Analisis Hukum Terhadap UU No. 33 Tahun 2014 tentang Jaminan Produk Halal (JPH)
Konteks Historis
-
Latar Belakang Sosial-Keagamaan
- Indonesia, dengan populasi Muslim terbesar di dunia, memiliki tuntutan tinggi terhadap kepastian kehalalan produk. Sebelum UU ini, sertifikasi halal bersifat sukarela dan diinisiasi swasta (misalnya oleh LPPOM-MUI). Namun, maraknya produk ambigu (syubhat) dan kasus penyalahgunaan label halal mendorong perlunya payung hukum yang mengikat.
- UU ini menjawab amanat Pasal 29 UUD 1945 yang menjamin kebebasan beragama, termasuk perlindungan hak konsumen Muslim untuk mengakses produk halal.
-
Regulasi Sebelumnya
- Sertifikasi halal sebelumnya diatur melalui PP No. 69 Tahun 1999 tentang Label dan Iklan Pangan serta fatwa MUI. Namun, regulasi ini tidak komprehensif dan kurang memiliki kekuatan memaksa.
Inovasi Utama dalam UU JPH
-
Sertifikasi Halal Wajib
- UU ini memperkenalkan kewajiban sertifikasi halal untuk seluruh produk yang masuk, beredar, dan diperdagangkan di Indonesia, kecuali produk yang jelas haram (harus diberi label "tidak halal").
- BPJPH (Badan Penyelenggara Jaminan Produk Halal) dibentuk sebagai lembaga resmi di bawah Kementerian Agama untuk mengoordinasi proses sertifikasi, menggantikan peran dominan MUI sebelumnya.
-
Pemisahan Peran MUI dan Pemerintah
- MUI tetap memiliki otoritas menetapkan fatwa halal melalui sidang komisi fatwa, tetapi proses administratif (seperti penerbitan sertifikat) menjadi tanggung jawab BPJPH. Ini mengurangi potensi konflik kepentingan dan meningkatkan akuntabilitas.
-
Dukungan untuk UMKM
- UU mengatur skema subsidi atau fasilitasi biaya sertifikasi bagi pelaku usaha mikro dan kecil melalui APBN/APBD, perusahaan, atau lembaga sosial.
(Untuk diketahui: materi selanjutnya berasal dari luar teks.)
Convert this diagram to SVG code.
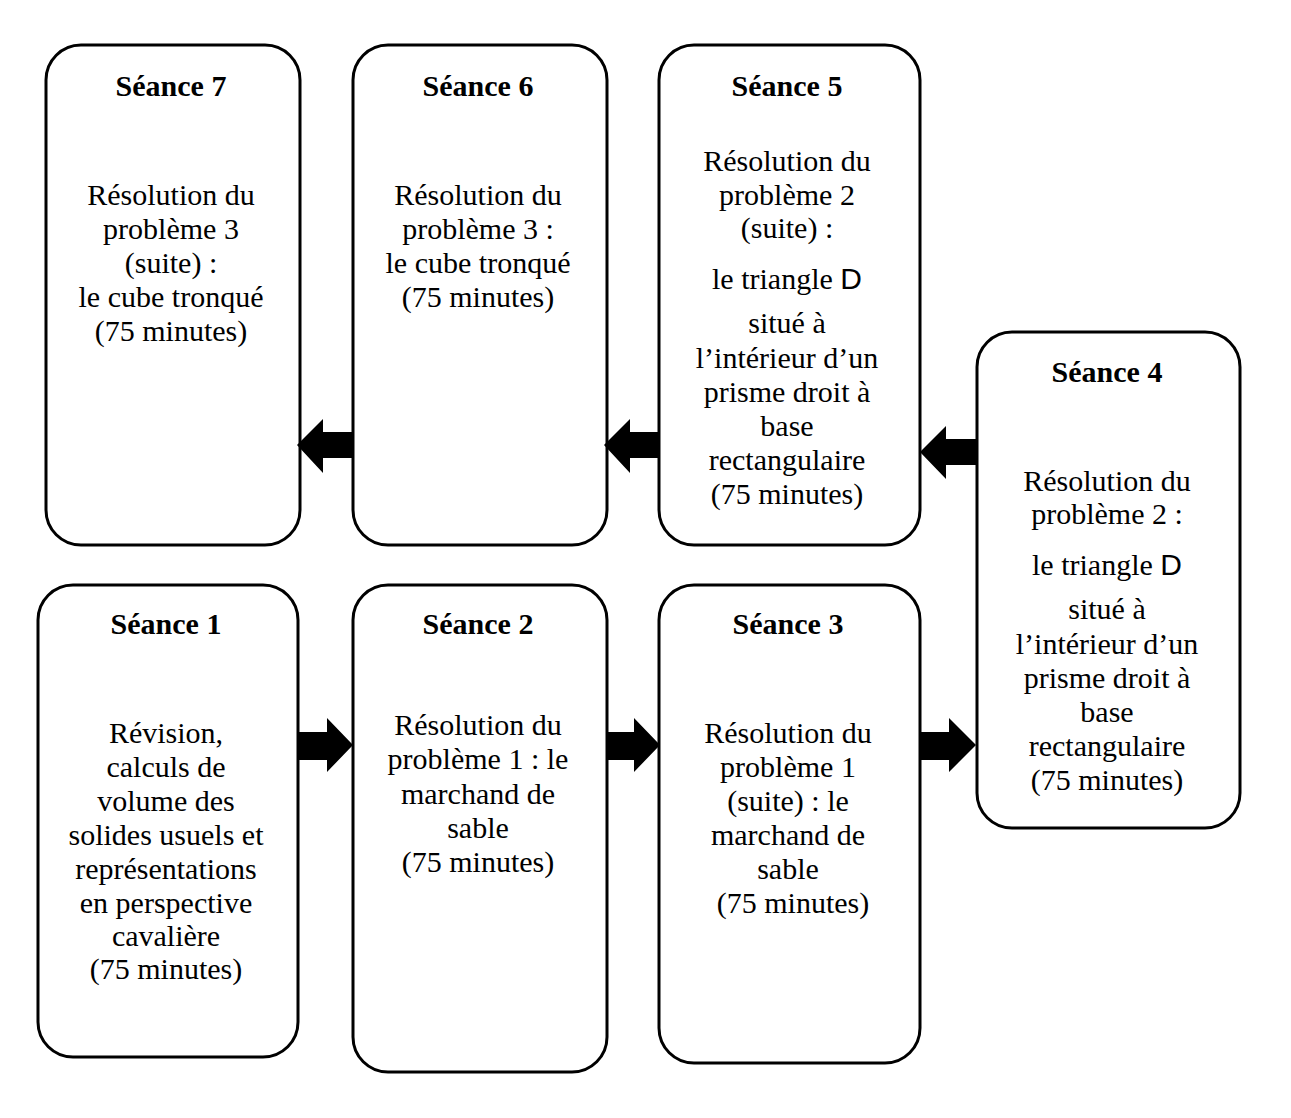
<svg xmlns="http://www.w3.org/2000/svg" width="1291" height="1118" viewBox="0 0 1291 1118">
<style>
.box{fill:#fff;stroke:#000;stroke-width:3}
text{font-family:"Times New Roman","Liberation Serif",Tinos,"DejaVu Serif",serif;font-size:30px;fill:#000;text-anchor:middle}
.t{font-weight:bold}
.s{font-family:Arial,"Liberation Sans",sans-serif}
.arr{fill:#000}
</style>
<rect width="1291" height="1118" fill="#fff"/>
<g id="seance7">
<rect class="box" x="46" y="45" width="254" height="500" rx="35"/>
<text class="t" x="171" y="96">Séance 7</text>
<text x="171" y="205">Résolution du</text>
<text x="171" y="239">problème 3</text>
<text x="171" y="273">(suite) :</text>
<text x="171" y="307">le cube tronqué</text>
<text x="171" y="341">(75 minutes)</text>
</g>
<g id="seance6">
<rect class="box" x="353" y="45" width="254" height="500" rx="35"/>
<text class="t" x="478" y="96">Séance 6</text>
<text x="478" y="205">Résolution du</text>
<text x="478" y="239">problème 3 :</text>
<text x="478" y="273">le cube tronqué</text>
<text x="478" y="307">(75 minutes)</text>
</g>
<g id="seance5">
<rect class="box" x="659" y="45" width="261" height="500" rx="35"/>
<text class="t" x="787" y="96">Séance 5</text>
<text x="787" y="171">Résolution du</text>
<text x="787" y="205">problème 2</text>
<text x="787" y="238">(suite) :</text>
<text x="787" y="289">le triangle <tspan class="s">D</tspan></text>
<text x="787" y="333">situé à</text>
<text x="787" y="368">l’intérieur d’un</text>
<text x="787" y="402">prisme droit à</text>
<text x="787" y="436">base</text>
<text x="787" y="470">rectangulaire</text>
<text x="787" y="504">(75 minutes)</text>
</g>
<g id="seance4">
<rect class="box" x="977" y="332" width="263" height="496" rx="35"/>
<text class="t" x="1107" y="382">Séance 4</text>
<text x="1107" y="491">Résolution du</text>
<text x="1107" y="524">problème 2 :</text>
<text x="1107" y="575">le triangle <tspan class="s">D</tspan></text>
<text x="1107" y="619">situé à</text>
<text x="1107" y="654">l’intérieur d’un</text>
<text x="1107" y="688">prisme droit à</text>
<text x="1107" y="722">base</text>
<text x="1107" y="756">rectangulaire</text>
<text x="1107" y="790">(75 minutes)</text>
</g>
<g id="seance1">
<rect class="box" x="38" y="585" width="260" height="472" rx="35"/>
<text class="t" x="166" y="634">Séance 1</text>
<text x="166" y="743">Révision,</text>
<text x="166" y="777">calculs de</text>
<text x="166" y="811">volume des</text>
<text x="166" y="845">solides usuels et</text>
<text x="166" y="879">représentations</text>
<text x="166" y="913">en perspective</text>
<text x="166" y="946">cavalière</text>
<text x="166" y="979">(75 minutes)</text>
</g>
<g id="seance2">
<rect class="box" x="353" y="585" width="254" height="487" rx="35"/>
<text class="t" x="478" y="634">Séance 2</text>
<text x="478" y="735">Résolution du</text>
<text x="478" y="769">problème 1 : le</text>
<text x="478" y="804">marchand de</text>
<text x="478" y="838">sable</text>
<text x="478" y="872">(75 minutes)</text>
</g>
<g id="seance3">
<rect class="box" x="659" y="585" width="261" height="478" rx="35"/>
<text class="t" x="788" y="634">Séance 3</text>
<text x="788" y="743">Résolution du</text>
<text x="788" y="777">problème 1</text>
<text x="788" y="811">(suite) : le</text>
<text x="788" y="845">marchand de</text>
<text x="788" y="879">sable</text>
<text x="793" y="913">(75 minutes)</text>
</g>
<g id="connectors">
<polygon class="arr" points="297,445 323,419 323,432 354,432 354,458 323,458 323,473"/>
<polygon class="arr" points="604,445 630,419 630,432 660,432 660,458 630,458 630,473"/>
<polygon class="arr" points="920,452 946,426 946,439 976,439 976,465 946,465 946,479"/>
<polygon class="arr" points="298,732 327,732 327,718 353,745 327,772 327,760 298,760"/>
<polygon class="arr" points="607,732 634,732 634,718 660,745 634,772 634,760 607,760"/>
<polygon class="arr" points="920,732 949,732 949,718 976,745 949,772 949,760 920,760"/>
</g>
</svg>
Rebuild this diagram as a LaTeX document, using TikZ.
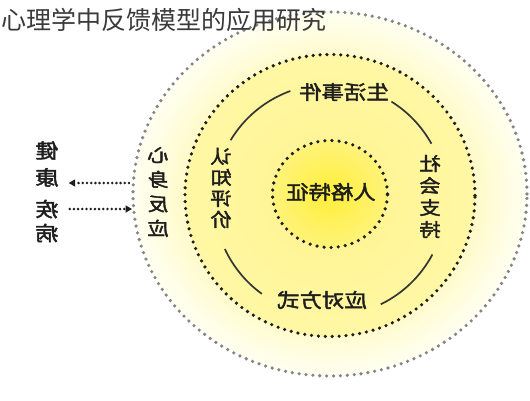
\documentclass[tikz,border=0pt]{standalone}
\usepackage{fontspec}
\usepackage{graphicx}
\usetikzlibrary{arrows.meta}
\newfontfamily\cjk{Noto Sans CJK SC}
\newfontfamily\cjkb{Noto Sans CJK SC}[FakeBold=2]
\definecolor{ink}{HTML}{1E1E1E}
\definecolor{titlegray}{HTML}{3A3A3A}
\definecolor{dotgray}{HTML}{858585}
\definecolor{glowin}{HTML}{FFFAC6}
\definecolor{glowout}{HTML}{FFFFF2}
\definecolor{ringfill}{HTML}{FFF7A4}
\definecolor{ringin}{HTML}{FFF48E}
\definecolor{corein}{HTML}{FFEE38}
\definecolor{coreout}{HTML}{FFF37A}
\pgfdeclareradialshading{glow}{\pgfpointorigin}{color(0bp)=(glowin); color(18bp)=(glowin); color(25bp)=(glowout); color(50bp)=(glowout)}
% mirrored label text, as in the picture
\newcommand\mirr[1]{\scalebox{-1.15}[1]{#1}}

\begin{document}
\begin{tikzpicture}[x=1pt,y=1pt,
  label/.style={font=\cjkb\fontsize{19.5}{19.5}\selectfont,text=ink,inner sep=0pt},
  vlabel/.style={font=\cjkb\fontsize{18.5}{#1}\selectfont,text=ink,inner sep=0pt,align=center},
  dotring/.style={line cap=round,dash pattern=on 0pt off 6.9pt,line width=3.6pt},
  arcline/.style={draw=ink!90,line width=1.7pt},
  dotarrow/.style={ink,line cap=round,dash pattern=on 0pt off 4.2pt,line width=2.8pt,
    -{Triangle[length=6.5pt,width=7pt]}}]
\useasboundingbox (0,0) rectangle (530,400);
\coordinate (c) at (330,206);
\coordinate (m) at (330,200);
% rings
\shade[shading=glow] (c) ellipse[x radius=197pt,y radius=182pt];
\draw[dotring,dotgray] (c) ellipse[x radius=197pt,y radius=182pt];
\shade[inner color=ringin,outer color=ringfill] (330,204.5) ellipse[x radius=145pt,y radius=141pt];
\draw[dotring,ink] (330,204.5) ellipse[x radius=145pt,y radius=141pt];
\shade[inner color=corein,outer color=coreout] (c) ellipse[x radius=57.5pt,y radius=53.5pt];
\draw[dotring,ink,dash pattern=on 0pt off 7.1pt] (c) ellipse[x radius=57.5pt,y radius=53.5pt];
% title
\node[anchor=west,font=\cjk\fontsize{25}{25}\selectfont,text=titlegray,inner sep=0pt] (title) at (1,380.5) {心理学中反馈模型的应用研究};
% labels
\node[label] (core) at (331,208) {\mirr{人格特征}};
\node[label] (life) at (344,308) {\mirr{生活事件}};
\node[label] (cope) at (322,100) {\mirr{应对方式}};
\node[vlabel=22pt] (support) at (430,203.5) {\mirr{社}\\\mirr{会}\\\mirr{支}\\\mirr{持}};
\node[vlabel=21pt] (appraise) at (221,212) {\mirr{认}\\\mirr{知}\\\mirr{评}\\\mirr{价}};
\node[vlabel=24.5pt] (body) at (158,208) {\mirr{心}\\\mirr{身}\\\mirr{反}\\\mirr{应}};
\node[vlabel=27pt,font=\cjkb\fontsize{20}{27}\selectfont] (health) at (47,236) {\mirr{健}\\\mirr{康}};
\node[vlabel=24pt,font=\cjkb\fontsize{20}{24}\selectfont] (ill) at (47,179) {\mirr{疾}\\\mirr{病}};
% arcs between the labels
\draw[arcline] ([shift={(110:116)}]m) arc[start angle=110,end angle=149,radius=116pt];
\draw[arcline] ([shift={(58:116)}]m) arc[start angle=58,end angle=29,radius=116pt];
\draw[arcline] ([shift={(205:116)}]m) arc[start angle=205,end angle=234,radius=116pt];
\draw[arcline] ([shift={(296:116)}]m) arc[start angle=296,end angle=332,radius=116pt];
% arrows to the left
\coordinate (hr) at (129,217);
\coordinate (il) at (132,191);
\draw[dotarrow,shorten >=10pt] (hr) -- (health.east |- hr);
\draw[dotarrow,shorten <=11pt] (ill.east |- il) -- (il);
\end{tikzpicture}
\end{document}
Hal ini untuk mencegah beban ekonomi berlebihan pada UMKM.
Tantangan Implementasi
-
Transisi dan Sosialisasi
- Meski diundangkan pada 2014, implementasi penuh tertunda hingga 2019 karena pembentukan infrastruktur BPJPH dan harmonisasi aturan turunan (seperti PP No. 39 Tahun 2021 tentang Penyelenggaraan JPH).
- Pelaku usaha, terutama UMKM, awalnya resisten karena biaya dan prosedur yang dianggap rumit.
-
Globalisasi dan Daya Saing
- UU ini memperkuat posisi Indonesia di pasar halal global, tetapi juga menuntut kesiapan industri dalam memenuhi standar internasional (contoh: ASEAN Halal Standards).
-
Pengawasan dan Sanksi
- Sanksi pidana (penjara hingga 5 tahun) dan administratif (denda hingga Rp2 miliar) diterapkan untuk pelanggaran. Namun, pengawasan di lapangan masih lemah karena terbatasnya sumber daya BPJPH.
Pertimbangan Strategis
- Ekonomi Syariah: UU JPH menjadi fondasi pengembangan ekonomi syariah, termasuk pariwisata halal dan keuangan syariah.
- Transparansi: Kewajiban label "tidak halal" meningkatkan perlindungan bagi non-Muslim dan menghindari praktik penipuan.
- Digitalisasi: BPJPH kini mengembangkan sistem online untuk permohonan sertifikasi guna mempermudah akses pelaku usaha.
Rekomendasi untuk Klien
- Pastikan produk telah melalui proses Halal Critical Point dan didukung dokumen lengkap (contoh: traceability bahan baku).
- Manfaatkan insentif pemerintah untuk mengurangi biaya sertifikasi, khususnya UMKM.
- Waspadai perubahan regulasi turunan, seperti Peraturan Menteri Agama tentang kriteria LPH (Lembaga Pemeriksa Halal) dan penyelia halal.
UU JPH bukan hanya instrumen hukum, tetapi juga bagian dari komitmen negara dalam membangun ekosistem halal yang berintegritas dan berkelanjutan.